Eighteen months ago the McCloskeys asked Attorney General John Larkin to examine the case with a view to ordering a second inquest. He told them they had nothing to gain as a key witness had dementia and could not take the stand, but this week they received a letter from his office detailing his findings and identifying Mr Quigg.
The letter stated the Attorney General had decided against another inquest because of the key witness's illness. It read: "The Attorney General is of the view that Mr Quigg ordered Mr McCloskey and a colleague onto the roof. That view is not determinative, but the Attorney hopes that the family may find it of assistance."
The family thanked the Attorney General and said his letter had given them closure.
"These have been 12 years of torture, but we can begin to grieve now that we have the answers we fought so hard to get," Mrs McCloskey told the Belfast Telegraph. "The Fire Service could have spared us these painful years if only they treated us with enough respect to say mistakes were made, but they hid the truth.

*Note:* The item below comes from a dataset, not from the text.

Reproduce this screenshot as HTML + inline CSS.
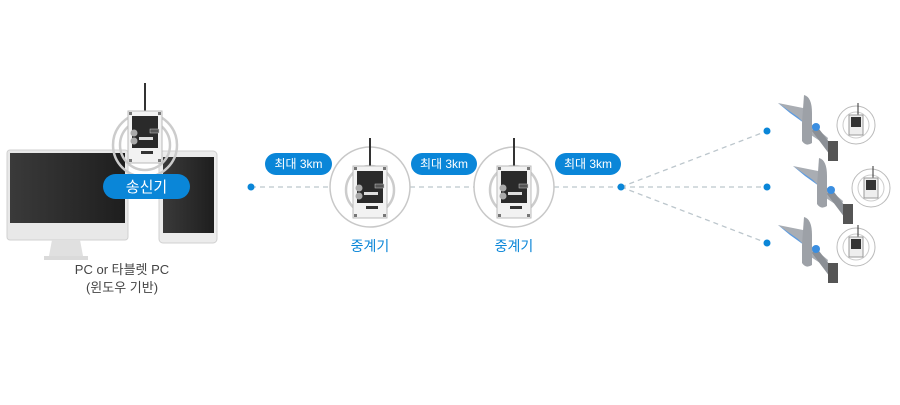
<!DOCTYPE html>
<html><head><meta charset="utf-8"><style>
html,body{margin:0;padding:0;background:#fff;}
svg text{font-family:"Liberation Sans","Noto Sans CJK KR",sans-serif;}
</style></head><body>
<svg width="900" height="400" viewBox="0 0 900 400" xmlns="http://www.w3.org/2000/svg">
<defs>
<linearGradient id="scr" x1="0" x2="1"><stop offset="0" stop-color="#3a3a3a"/><stop offset="1" stop-color="#1e1e1e"/></linearGradient>
<g id="dev">
  <line x1="0" y1="-30" x2="0" y2="-2" stroke="#333" stroke-width="2"/>
  <rect x="-17" y="-2" width="34" height="52" fill="#f2f2f2" stroke="#bbb"/>
  <rect x="-13" y="3" width="26" height="32" fill="#2a2a2a"/>
  <circle cx="-11" cy="20" r="3.5" fill="#aaa"/>
  <circle cx="-11" cy="28" r="3.5" fill="#aaa"/>
  <rect x="5" y="16" width="9" height="4" fill="#555" stroke="#ccc" stroke-width="0.5"/>
  <rect x="-6" y="24" width="14" height="3" fill="#ddd"/>
  <rect x="-4" y="38" width="12" height="3" fill="#333"/>
  <rect x="-16" y="-1" width="3" height="3" fill="#777"/><rect x="13" y="-1" width="3" height="3" fill="#777"/>
  <rect x="-16" y="46" width="3" height="3" fill="#777"/><rect x="13" y="46" width="3" height="3" fill="#777"/>
</g>
<g id="plane">
  <path d="M0 0 L30 6 L32 20 L50 35 L48 42 L30 30 L26 20 Z" fill="#a9adb3"/>
  <path d="M0 0 L12 10 L26 20 L20 14 Z" fill="#5d9be0"/>
  <path d="M26 -8 Q34 -6 34 10 L34 40 Q28 44 24 38 L24 20 Z" fill="#9da1a7"/>
  <path d="M38 22 L58 48 L52 52 L34 28 Z" fill="#8b8f95"/>
  <rect x="50" y="38" width="10" height="20" fill="#555"/>
  <circle cx="38" cy="24" r="4" fill="#3b8ee0"/>
  <circle cx="78" cy="22" r="19" fill="#fff" stroke="#bbb"/>
  <circle cx="78" cy="22" r="13" fill="none" stroke="#ccc"/>
  <line x1="80" y1="0" x2="80" y2="12" stroke="#333"/>
  <rect x="71" y="12" width="14" height="20" fill="#eee" stroke="#999"/>
  <rect x="73" y="14" width="10" height="10" fill="#333"/>
</g>
</defs>

<!-- monitor -->
<rect x="7" y="150" width="121" height="90" rx="3" fill="#e8e8e8" stroke="#d0d0d0"/>
<rect x="10" y="153" width="115" height="70" fill="url(#scr)"/>
<path d="M52 240 L80 240 L83 256 L49 256 Z" fill="#e0e0e0"/>
<rect x="44" y="256" width="44" height="4" fill="#dadada"/>
<!-- tablet -->
<rect x="159" y="151" width="58" height="92" rx="4" fill="#ececec" stroke="#d0d0d0"/>
<rect x="163" y="157" width="51" height="76" fill="url(#scr)"/>
<!-- transmitter -->
<circle cx="145" cy="145" r="32" fill="none" stroke="#ccc" stroke-width="2.5"/>
<circle cx="145" cy="145" r="25" fill="none" stroke="#ccc" stroke-width="2.5"/>
<use href="#dev" x="145" y="113"/>
<rect x="103" y="174" width="87" height="25" rx="12.5" fill="#0a86d8"/>
<text x="146.5" y="192" font-size="15" fill="#fff" text-anchor="middle">송신기</text>
<text x="122" y="274" font-size="13" fill="#444" text-anchor="middle">PC or 타블렛 PC</text>
<text x="122" y="292" font-size="13" fill="#444" text-anchor="middle">(윈도우 기반)</text>

<!-- lines -->
<g stroke="#bcc6cc" stroke-width="1.3" stroke-dasharray="5,4" fill="none">
<line x1="251" y1="187" x2="330" y2="187"/>
<line x1="410" y1="187" x2="474" y2="187"/>
<line x1="554" y1="187" x2="621" y2="187"/>
<line x1="621" y1="187" x2="767" y2="131"/>
<line x1="621" y1="187" x2="767" y2="187"/>
<line x1="621" y1="187" x2="767" y2="243"/>
</g>
<g fill="#0a86d8">
<circle cx="251" cy="187" r="3.5"/><circle cx="621" cy="187" r="3.5"/>
<circle cx="767" cy="131" r="3.5"/><circle cx="767" cy="187" r="3.5"/><circle cx="767" cy="243" r="3.5"/>
</g>

<!-- relays -->
<g>
<circle cx="370" cy="187" r="40" fill="#fff" stroke="#c8c8c8" stroke-width="1.5"/>
<circle cx="370" cy="190" r="24" fill="none" stroke="#ccc" stroke-width="2.5"/>
<circle cx="370" cy="190" r="16" fill="none" stroke="#ccc" stroke-width="2.5"/>
<use href="#dev" x="370" y="168"/>
<text x="370" y="251" font-size="14" fill="#0a86d8" text-anchor="middle">중계기</text>
</g>
<g>
<circle cx="514" cy="187" r="40" fill="#fff" stroke="#c8c8c8" stroke-width="1.5"/>
<circle cx="514" cy="190" r="24" fill="none" stroke="#ccc" stroke-width="2.5"/>
<circle cx="514" cy="190" r="16" fill="none" stroke="#ccc" stroke-width="2.5"/>
<use href="#dev" x="514" y="168"/>
<text x="514" y="251" font-size="14" fill="#0a86d8" text-anchor="middle">중계기</text>
</g>

<!-- pills -->
<g font-size="12" fill="#fff" text-anchor="middle">
<rect x="265" y="153" width="67" height="22" rx="11" fill="#0a86d8"/><text x="298.5" y="168">최대 3km</text>
<rect x="411" y="153" width="66" height="22" rx="11" fill="#0a86d8"/><text x="444" y="168">최대 3km</text>
<rect x="555" y="153" width="66" height="22" rx="11" fill="#0a86d8"/><text x="588" y="168">최대 3km</text>
</g>

<use href="#plane" x="778" y="103"/>
<use href="#plane" x="793" y="166"/>
<use href="#plane" x="778" y="225"/>
</svg>
</body></html>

"Joe was a fireman with 25 years' service. He was totally dedicated to his job but his life was lost for no reason. There wasn't anyone inside that building - it was already lost - but for some reason Joe was told to go up.
"I'd like the Fire Service to never forget that behind every firefighter is a family. We will never get over our loss. You paint a smile on your face, but there is always an empty chair at the table. The Attorney General has released us from some of the pain."
A Northern Ireland Fire and Rescue Service (NIFRS) spokeswoman said she understood the McCloskeys' pain. "Over the years, NIFRS has done everything that could be expected of us to address the family's concerns," she added.
"This included an internal fire brigade and Fire Brigades Union investigation and full co-operation with the external investigations carried out by the PSNI and the Health & Safety Executive (HSE), as well as implementing the recommendations from the HSE investigation. We also gave evidence at the coroner's inquest in 2007."